2mass of building x g x height/2 = mass of steel x c x change in temperature
where mass of each tower = 500,000 tons, height of towers = 411m, mass of steel = 100,000 tons, and specific heat capacity of steel = 500 J/Kg/K (this value may vary between 400-600 depending on composition).
3the specific latent heat of fusion of steel is about 270,000 J/Kg. So to melt just 10 tons of the original 100,000, would require 2.7 billion Joules of energy, which is about a quarter percent of the total available (at a conservative estimate).

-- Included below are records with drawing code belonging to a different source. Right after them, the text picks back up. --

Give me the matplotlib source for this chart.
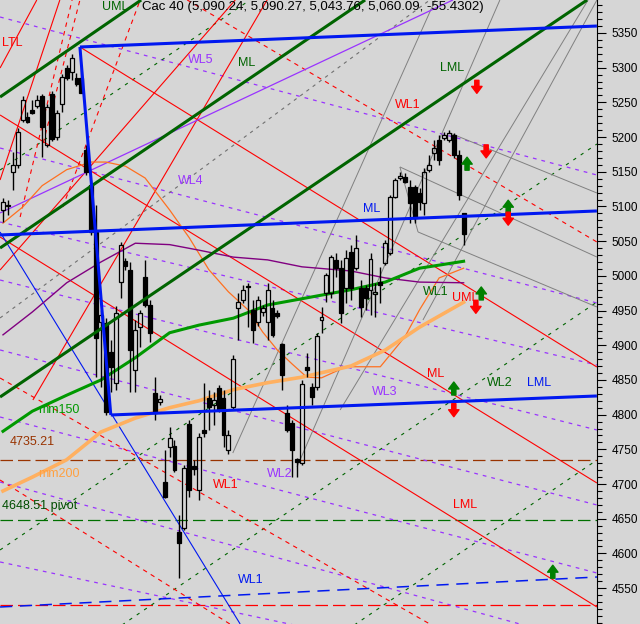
"""Cac 40 daily candles with pitchforks, warning lines and moving averages."""

import matplotlib
matplotlib.use("Agg")
import matplotlib.pyplot as plt
from matplotlib.patches import Rectangle
from matplotlib.ticker import MultipleLocator

plt.rcParams["font.family"] = ["Liberation Sans", "DejaVu Sans"]

# daily candles, oldest first
opens = [5095, 5101, 5150, 5160, 5225, 5229, 5239, 5245, 5259, 5189,
         5262, 5200, 5248, 5300, 5294, 5285, 5285, 5181, 5131, 5063,
         4934, 4932, 4890, 4846, 4991, 5021, 5009, 4864, 4926, 4998,
         4958, 4831, 4818, 4703, 4753, 4755, 4631, 4637, 4787, 4726,
         4691, 4778, 4824, 4814, 4838, 4824, 4749, 4811, 4954, 4965,
         4985, 4951, 4934, 4948, 4934, 4954, 4947, 4902, 4802, 4788,
         4736, 4730, 4869, 4840, 4840, 4937, 4975, 4975, 5023, 5011,
         4983, 5034, 5011, 4983, 4983, 4980, 4974, 4991, 5019, 5033,
         5114, 5141, 5143, 5128, 5128, 5119, 5105, 5153, 5177, 5196,
         5199, 5196, 5203, 5174, 5090.24]
highs = [5112, 5109, 5179, 5213, 5259, 5236, 5253, 5261, 5262, 5248,
         5266, 5239, 5291, 5304, 5320, 5292, 5302, 5189, 5138, 5102,
         4951, 4939, 4908, 4957, 5049, 5026, 5020, 4937, 4951, 5023,
         4965, 4854, 4828, 4749, 4782, 4764, 4655, 4728, 4792, 4735,
         4774, 4846, 4836, 4833, 4843, 4836, 4778, 4886, 4975, 4987,
         4990, 4965, 4971, 4958, 4990, 4965, 4951, 4903, 4814, 4792,
         4738, 4850, 4889, 4846, 4918, 4955, 5004, 5030, 5033, 5023,
         5037, 5045, 5059, 4994, 4987, 5033, 4990, 5013, 5052, 5117,
         5141, 5150, 5148, 5138, 5131, 5127, 5155, 5174, 5196, 5203,
         5207, 5210, 5206, 5181, 5090.27]
lows = [5078, 5088, 5124, 5155, 5222, 5220, 5233, 5242, 5171, 5186,
        5194, 5196, 5236, 5282, 5282, 5274, 5264, 5145, 5059, 4854,
        4840, 4800, 4833, 4836, 4968, 5009, 4833, 4833, 4898, 4955,
        4905, 4792, 4814, 4680, 4739, 4717, 4565, 4634, 4681, 4713,
        4677, 4768, 4778, 4785, 4804, 4753, 4743, 4807, 4908, 4961,
        4926, 4903, 4928, 4942, 4908, 4912, 4939, 4836, 4775, 4710,
        4710, 4728, 4854, 4814, 4836, 4918, 4962, 4968, 4998, 4932,
        4961, 4965, 5009, 4941, 4951, 4944, 4941, 4961, 5016, 5030,
        5112, 5138, 5134, 5076, 5076, 5095, 5088, 5150, 5167, 5160,
        5196, 5193, 5170, 5109, 5043.76]
closes = [5106, 5102, 5160, 5207, 5253, 5222, 5235, 5253, 5215, 5243,
          5197, 5235, 5287, 5285, 5314, 5277, 5264, 5150, 5063, 4910,
          4944, 4804, 4869, 4947, 5045, 5014, 4893, 4922, 4947, 4958,
          4918, 4802, 4823, 4681, 4766, 4720, 4615, 4723, 4691, 4722,
          4768, 4774, 4811, 4821, 4807, 4771, 4771, 4880, 4962, 4980,
          4984, 4922, 4965, 4954, 4980, 4915, 4942, 4857, 4778, 4749,
          4732, 4844, 4864, 4825, 4913, 4941, 5001, 5027, 5011, 4947,
          5026, 4983, 5040, 4955, 4968, 5024, 4977, 4987, 5047, 5114,
          5138, 5144, 5135, 5105, 5083, 5106, 5150, 5160, 5184, 5167,
          5203, 5206, 5174, 5117, 5060.09]

# moving averages, sampled at bar numbers
ma_bars = [0, 6, 13, 20, 27, 34, 40, 47, 54, 61, 71, 78, 85, 94]
mm150 = [4776, 4805, 4828, 4850, 4882, 4918, 4929, 4939, 4958, 4967, 4980, 4991, 5011, 5021]
mm200 = [4690, 4710, 4735, 4775, 4795, 4810, 4820, 4836, 4846, 4854, 4870, 4893, 4926, 4962]
mm_purple = [4915, 4948, 4990, 5020, 5047, 5045, 5037, 5027, 5023, 5013, 5007, 4997, 4991, 4990]
fast_bars = [0, 4, 8, 13, 18, 21, 25, 29, 34, 38, 42, 46, 50, 53, 56, 59, 62, 65, 70, 77, 82, 85, 89, 94]
mm_fast = [5076, 5099, 5130, 5153, 5164, 5164, 5158, 5141, 5095, 5055, 5009, 4977,
           4951, 4919, 4893, 4873, 4854, 4853, 4869, 4869, 4912, 4951, 4997, 5011]

# horizontal levels
pivot_level = 4648.51
support_level = 4735.21
low_level = 4525

# trend lines as (bar, price, bar, price)
blue_fork = [(15.7, 5329.8, 121.2, 5360.0), (15.7, 5329.8, 22.0, 4799.5),
             (-0.6, 5058.9, 121.2, 5093.5), (22.0, 4799.5, 121.2, 4826.9)]
blue_thin = [(-0.6, 5063.2, 48.4, 4498.3)]
blue_dash = [(-0.6, 4522.8, 121.2, 4566.0)]
green_fork = [(-0.6, 5257.7, 28.2, 5397.5), (-0.6, 5040.1, 73.9, 5397.5),
              (-0.6, 4825.4, 119.2, 5397.5)]
green_dash = [(-0.6, 5152.5, 50.4, 5397.5), (-0.6, 4605.0, 121.2, 5190.0),
              (-0.6, 4377.3, 121.2, 4962.3), (-0.6, 4149.6, 121.2, 4734.6)]
grey_dash = [(-0.6, 4939.3, 87.1, 5397.5)]
violet_dash = [(-0.6, 5373.0, 121.2, 5145.3), (-0.6, 5184.2, 121.2, 4960.9),
               (-0.6, 5077.6, 121.2, 4871.5), (-0.6, 4994.0, 121.2, 4777.9),
               (-0.6, 4893.2, 121.2, 4669.8), (-0.6, 4796.6, 121.2, 4571.8),
               (-0.6, 4702.9, 121.2, 4468.0), (-0.6, 4587.7, 121.2, 4403.2)]
violet_solid = [(-0.6, 5090.6, 91.8, 5397.5)]
red_fork = [(15.7, 5329.8, 121.2, 4868.6), (-0.6, 5231.8, 121.2, 4701.5),
            (-0.6, 5056.0, 121.2, 4522.8)]
red_steep = [(-0.6, 5299.5, 6.9, 5397.5), (-0.6, 5008.4, 47.4, 5397.5),
             (6.1, 4821.1, 53.9, 5397.5), (-0.6, 5138.1, 11.6, 5397.5)]
red_dash = [(3.5, 5084.8, 14.1, 5397.5), (8.2, 5191.4, 15.7, 5397.5),
            (12.2, 5099.2, 28.0, 5397.5), (37.6, 5397.5, 121.2, 5048.8),
            (-0.6, 4705.8, 46.3, 4498.3), (-0.6, 4852.8, 87.1, 4498.3)]
grey_lines = [(91.2, 5205.8, 121.2, 5119.4), (81.0, 5156.9, 121.2, 5027.1),
              (84.7, 5063.2, 121.2, 4955.1), (81.0, 5156.9, 84.7, 5063.2),
              (46.9, 4744.7, 88.2, 5397.5), (60.0, 4724.5, 101.4, 5397.5),
              (68.8, 4806.7, 119.4, 5397.5), (85.7, 4936.4, 121.2, 5397.5)]

# signal arrows (bar, price)
up_bars = [94.7, 103.1, 97.6, 92.0, 112.2]
up_prices = [5171, 5109, 4984, 4847, 4583]
down_bars = [96.7, 98.6, 103.1, 96.5, 92.0]
down_prices = [5263, 5170, 5073, 4946, 4797]

BG = "#d6d6d6"
RED = "#ff0000"
BLUE = "#0018f0"
DKGREEN = "#006400"
VIOLET = "#9933ff"

fig = plt.figure(figsize=(6.4, 6.24), dpi=100, facecolor=BG)
ax = fig.add_axes([0, 0, 597 / 640, 1], facecolor=BG)


def draw(lines, **kw):
    for x0, p0, x1, p1 in lines:
        ax.plot([x0, x1], [p0, p1], solid_capstyle="butt", **kw)


# horizontal levels
ax.axhline(support_level, color="#993300", lw=0.9, dashes=(10, 4), zorder=1)
ax.axhline(pivot_level, color="#007000", lw=0.9, dashes=(10, 4), zorder=1)
ax.axhline(low_level, color=RED, lw=0.9, dashes=(10, 4), zorder=1)

draw(violet_dash, color=VIOLET, lw=0.9, dashes=(3, 4), zorder=1)
draw(green_dash, color=DKGREEN, lw=0.8, dashes=(3, 5), zorder=1)
draw(grey_dash, color="#707070", lw=0.8, dashes=(3, 4), zorder=1)
draw(red_dash, color=RED, lw=0.8, dashes=(4, 4), zorder=1)
draw(red_fork, color=RED, lw=0.8, zorder=1)
draw(red_steep, color=RED, lw=0.8, zorder=1)
draw(grey_lines, color="#808080", lw=0.7, zorder=1)
draw(violet_solid, color=VIOLET, lw=0.9, zorder=1)
draw(blue_thin, color=BLUE, lw=0.8, zorder=1)
draw(blue_dash, color=BLUE, lw=1.1, dashes=(8, 5), zorder=1)

# moving averages
ax.plot(fast_bars, mm_fast, color="#ff7020", lw=0.9, zorder=2)
ax.plot(ma_bars, mm_purple, color="#800080", lw=1.0, zorder=2)
ax.plot(ma_bars, mm200, color="#ffb060", lw=2.6, zorder=2)
ax.plot(ma_bars, mm150, color="#009900", lw=2.2, zorder=2)

# candles
w = 0.8
for i, (o, h, l, c) in enumerate(zip(opens, highs, lows, closes)):
    top, bot = max(o, c), min(o, c)
    ax.vlines(i, top, h, color="black", lw=1.0, zorder=3)
    ax.vlines(i, l, bot, color="black", lw=1.0, zorder=3)
    face = "black" if c < o else "none"
    ax.add_patch(Rectangle((i - w / 2, bot), w, max(top - bot, 0.5),
                           facecolor=face, edgecolor="black", lw=0.9, zorder=3))

draw(green_fork, color=DKGREEN, lw=2.2, zorder=4)
draw(blue_fork, color=BLUE, lw=2.2, zorder=4)

# arrows
arrow_style = "simple,head_width=0.75,head_length=0.5,tail_width=0.3"
for x, p in zip(up_bars, up_prices):
    ax.annotate("", xy=(x, p), xytext=(0, -13), textcoords="offset pixels",
                arrowprops=dict(arrowstyle=arrow_style, mutation_scale=10,
                                color="#008000", shrinkA=0, shrinkB=0),
                zorder=5)
for x, p in zip(down_bars, down_prices):
    ax.annotate("", xy=(x, p), xytext=(0, 13), textcoords="offset pixels",
                arrowprops=dict(arrowstyle=arrow_style, mutation_scale=10,
                                color=RED, shrinkA=0, shrinkB=0),
                zorder=5)

# labels
labels = [
    (20.3, 5388, "UML", DKGREEN), (-0.2, 5335, "LTL", RED), (37.8, 5311, "WL5", VIOLET),
    (48.0, 5307, "ML", DKGREEN), (89.2, 5299, "LML", DKGREEN), (80.0, 5246, "WL1", RED),
    (35.7, 5137, "WL4", VIOLET), (73.5, 5096, "ML", BLUE), (85.7, 4977, "WL1", DKGREEN),
    (91.6, 4968, "UML", RED), (86.5, 4859, "ML", RED), (75.3, 4833, "WL3", VIOLET),
    (98.8, 4846, "WL2", DKGREEN), (106.9, 4846, "LML", BLUE), (7.1, 4807, "mm150", "#009900"),
    (1.4, 4761, "4735.21", "#993300"), (7.1, 4714, "mm200", "#ffa040"),
    (42.9, 4699, "WL1", RED), (53.9, 4714, "WL2", VIOLET), (91.8, 4670, "LML", RED),
    (48.0, 4562, "WL1", BLUE), (-0.2, 4668, "4648.51 pivot", "#004d00"),
]
for x, p, s, col in labels:
    ax.text(x, p, s, color=col, fontsize=9, ha="left", va="center", zorder=6)
ax.text(28.3, 5387, "Cac 40 (5,090.24, 5,090.27, 5,043.76, 5,060.09, -55.4302)",
        color="black", fontsize=9.5, ha="left", va="center", zorder=6)

ax.set_xlim(-0.61, 121.22)
ax.set_ylim(4498.3, 5397.5)
for side in ("left", "top", "bottom"):
    ax.spines[side].set_visible(False)
ax.spines["right"].set_linewidth(0.8)
ax.set_xticks([])
ax.yaxis.tick_right()
ax.set_yticks(range(4550, 5351, 50))
ax.yaxis.set_minor_locator(MultipleLocator(10))
ax.tick_params(axis="y", which="major", direction="out", length=6.5, width=0.8,
               pad=4, labelsize=8.5)
ax.tick_params(axis="y", which="minor", direction="out", length=3.5, width=0.8)

fig.savefig("out.png", dpi=100, facecolor=BG)
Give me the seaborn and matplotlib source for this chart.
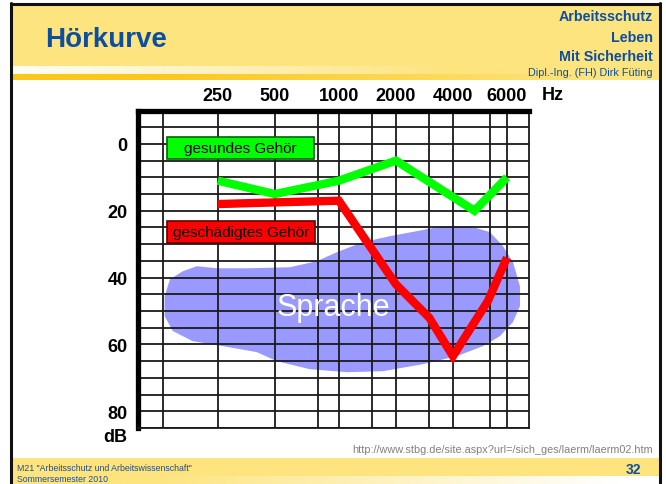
# Hörkurve - Audiogramm (Folie 32)

import numpy as np
import matplotlib
matplotlib.use("Agg")
import matplotlib.pyplot as plt
import seaborn as sns
from matplotlib.patches import Rectangle
from matplotlib import font_manager, colors as mcolors

# Daten
freqs = [250, 500, 1000, 2000, 4000, 6000]
freq_labels = ["250", "500", "1000", "2000", "4000", "6000"]
db_ticks = [0, 20, 40, 60, 80]
db_labels = ["0", "20", "40", "60", "80"]

healthy_hz = [250, 500, 1000, 2000, 4700, 6000]
healthy_db = [11, 15, 11, 5, 20, 10]

damaged_hz = [250, 500, 1000, 2000, 3000, 4000, 5200, 6000]
damaged_db = [18, 17.5, 17, 42, 52, 63.5, 47, 34]

# Sprachbereich ("Sprache"), Umriss
speech_hz = [128, 137, 161, 192, 247, 369, 588, 788, 978, 1339, 1859, 2582, 3543,
             4545, 5280, 5823, 6490, 7110, 7110, 6490, 5694, 5011, 4121, 2778,
             1708, 1102, 730, 511, 402, 266, 182, 142, 128]
speech_db = [45.6, 40.5, 38.1, 36.6, 37.2, 37.2, 36.9, 35.1, 32.4, 29.4, 27.6, 26.1, 24.6,
             24.6, 26.4, 30.6, 35.4, 42.6, 48.5, 53.3, 57.5, 60.5, 63.5, 65.9,
             68.0, 68.3, 67.4, 65.0, 62.3, 60.5, 59.0, 56.0, 51.5]

# Audiogramm-Spalten: Frequenz -> Spaltenposition (nicht logarithmisch gleichmaessig)
col_hz = [62.5, 125, 250, 500, 1000, 2000, 4000, 6000, 8000, 16000]
col_pos = [108, 163, 218, 275, 339, 396, 453, 507, 529, 582]
minor_hz = [125, 800, 1500, 3000, 5300]


def fwd(f):
    f = np.clip(np.asarray(f, dtype=float), 1e-3, None)
    return np.interp(np.log2(f), np.log2(col_hz), col_pos)


def inv(p):
    return 2 ** np.interp(np.asarray(p, dtype=float), col_pos, np.log2(col_hz))


sns.set_theme(style="white")
installed = {f.name for f in font_manager.fontManager.ttflist}
narrow = "Liberation Sans Narrow" if "Liberation Sans Narrow" in installed else None
plt.rcParams["font.family"] = ["Liberation Sans", "DejaVu Sans"]

BLUE = "#0b4ea2"
YELLOW = "#fde47e"
ORANGE = "#fbc71b"
GRID = "#1a1a1a"

W, H = 666, 485
fig = plt.figure(figsize=(W / 100, H / 100), dpi=100)

# Folienhintergrund in Pixelkoordinaten
bg = fig.add_axes([0, 0, 1, 1], zorder=-1)
bg.set_xlim(0, W)
bg.set_ylim(H, 0)
bg.axis("off")


def hgrad(c_left, c_right, x_from, x_to, x0, x1, y0, y1):
    xs = np.linspace(x0, x1, 300)
    t = np.clip((xs - x_from) / (x_to - x_from), 0, 1)
    a = np.array(mcolors.to_rgb(c_left))
    b = np.array(mcolors.to_rgb(c_right))
    img = (a[None, :] * (1 - t[:, None]) + b[None, :] * t[:, None])[None, :, :]
    bg.imshow(img, extent=[x0, x1, y1, y0], aspect="auto", interpolation="bilinear")


bg.add_patch(Rectangle((12, 5), 647, 62, color=YELLOW, lw=0))
hgrad("#fffdf4", YELLOW, 20, 450, 12, 659, 67, 75)
hgrad(ORANGE, YELLOW, 150, 600, 12, 659, 75, 81)
bg.add_patch(Rectangle((12, 459), 647, 18, color=YELLOW, lw=0))
hgrad(YELLOW, "#ffffff", 150, 620, 12, 659, 477, 486)
bg.set_xlim(0, W)
bg.set_ylim(H, 0)
bg.plot([11, 11], [4, H], color="#111111", lw=2.2)
bg.plot([660, 660], [4, H], color="#111111", lw=2.2)
bg.plot([11, 660], [4.5, 4.5], color="#111111", lw=2.2)

# schmale Schrift, falls vorhanden, sonst kleinere Liberation Sans
if narrow:
    hdr = dict(family=narrow, weight="bold")
    title_size, hdr_size, foot = 23, 12, dict(family=narrow, fontsize=7.6)
else:
    hdr = dict(weight="bold")
    title_size, hdr_size, foot = 20, 10.3, dict(fontsize=6.3)

bg.text(45, 47, "Hörkurve", fontsize=title_size, color=BLUE,
        va="baseline", ha="left", **hdr)
for txt, y in [("Arbeitsschutz", 17), ("Leben", 38), ("Mit Sicherheit", 57)]:
    bg.text(653, y, txt, fontsize=hdr_size, color=BLUE,
            ha="right", va="center", **hdr)
bg.text(653, 73, "Dipl.-Ing. (FH) Dirk Füting", fontsize=7.8, color=BLUE,
        ha="right", va="center")
bg.text(653, 450, "http://www.stbg.de/site.aspx?url=/sich_ges/laerm/laerm02.htm",
        fontsize=7.8, color="#808080", ha="right", va="center")
bg.text(17, 469, 'M21 "Arbeitsschutz und Arbeitswissenschaft"',
        color="#1f4f94", ha="left", va="center", **foot)
bg.text(17, 479.5, "Sommersemester 2010", color="#1f4f94",
        ha="left", va="center", **foot)
bg.text(633, 470, "32", weight="bold", fontsize=10, color=BLUE,
        ha="center", va="center")
bg.text(127, 438, "dB", weight="bold", fontsize=13, color="black",
        ha="right", va="center")
bg.text(553, 96, "Hz", weight="bold", fontsize=13, color="black",
        ha="center", va="center")

# Audiogramm
ax = fig.add_axes([137.5 / W, (H - 429) / H, (529 - 137.5) / W, (429 - 111.5) / H])
ax.set_facecolor("white")
ax.set_xscale("function", functions=(fwd, inv))
ax.set_xlim(91, 8000)
ax.set_ylim(85, -10)

ax.fill(speech_hz, speech_db, color="#9999ff", lw=0, zorder=0.2)

sns.lineplot(x=healthy_hz, y=healthy_db, ax=ax, color="#00ff00", lw=6,
             estimator=None, sort=False, zorder=3,
             solid_joinstyle="miter", solid_capstyle="butt")
sns.lineplot(x=damaged_hz, y=damaged_db, ax=ax, color="#ff0000", lw=6,
             estimator=None, sort=False, zorder=3,
             solid_joinstyle="miter", solid_capstyle="butt")

ax.set_xticks(freqs)
ax.set_xticklabels(freq_labels, fontsize=13, fontweight="bold")
ax.set_xticks(minor_hz, minor=True)
ax.xaxis.set_minor_formatter(matplotlib.ticker.NullFormatter())
ax.set_yticks(db_ticks)
ax.set_yticklabels(db_labels, fontsize=13, fontweight="bold")
ax.set_yticks(np.arange(-10, 86, 5), minor=True)
ax.xaxis.tick_top()
ax.tick_params(axis="x", which="both", length=0, pad=4.5, colors="black")
ax.tick_params(axis="y", which="both", length=0, pad=7, colors="black")
ax.set_axisbelow(True)
ax.grid(True, which="both", color=GRID, lw=1.3)
ax.set_xlabel("")
ax.set_ylabel("")

for side in ["left", "top"]:
    ax.spines[side].set_linewidth(3.8)
    ax.spines[side].set_color("black")
for side in ["right", "bottom"]:
    ax.spines[side].set_linewidth(1.3)
    ax.spines[side].set_color(GRID)
    ax.spines[side].set_visible(True)

# Beschriftungskaesten
x0 = (167 - 137.5) / 391.5
ax.add_patch(Rectangle((x0, (429 - 160) / 317.5), 147 / 391.5, 22 / 317.5,
                       transform=ax.transAxes, facecolor="#00ff00",
                       edgecolor="#006400", lw=1.2, zorder=4))
ax.text(x0 + 147 / 391.5 / 2, (429 - 149) / 317.5, "gesundes Gehör",
        transform=ax.transAxes, fontsize=11, ha="center", va="center",
        color="black", zorder=5)
ax.add_patch(Rectangle((x0, (429 - 244) / 317.5), 148 / 391.5, 22 / 317.5,
                       transform=ax.transAxes, facecolor="#ff0000",
                       edgecolor="#600000", lw=1.2, zorder=4))
ax.text(x0 + 148 / 391.5 / 2, (429 - 233) / 317.5, "geschädigtes Gehör",
        transform=ax.transAxes, fontsize=11, ha="center", va="center",
        color="black", zorder=5)

ax.text((333 - 137.5) / 391.5, (429 - 308) / 317.5, "Sprache",
        transform=ax.transAxes, fontsize=22, ha="center", va="center",
        color="white", zorder=4)

fig.savefig("out.png", dpi=100)
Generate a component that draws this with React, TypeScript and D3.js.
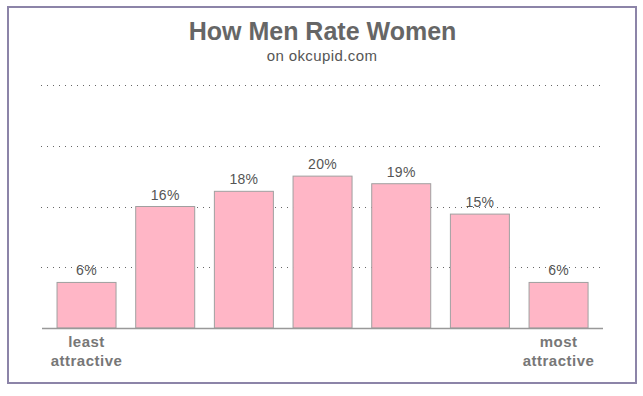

4You might argue that by assuming all the energy was evenly distributed I have greatly under-estimated what could have happened on a local scale. That some parts of the building would have been significantly more bent or twisted or otherwise deformed than other parts. That they could have got substantially hotter than the average. This is true, of course, but then we might very reasonably expect that it was those regions regions lower down in the building that would experienced the greatest forces and impacts. But since these are areas at the furthest distances away from the fires we would expect the steel in those areas to be cool – around room temperature – and therefore requiring substantially greater increases in internal energy to reach melting point. It should also be noted that the steel framework of the building would have acted like a giant heat sink continually conducting heat away to cooler regions and so continually distributing the internal energy more evenly throughout.
5The average kinetic energy per unit mass is commensurate and so we might reasonably expect similar effects.
6from NIST’s Answers to Frequently Asked Questions (August 30, 2006).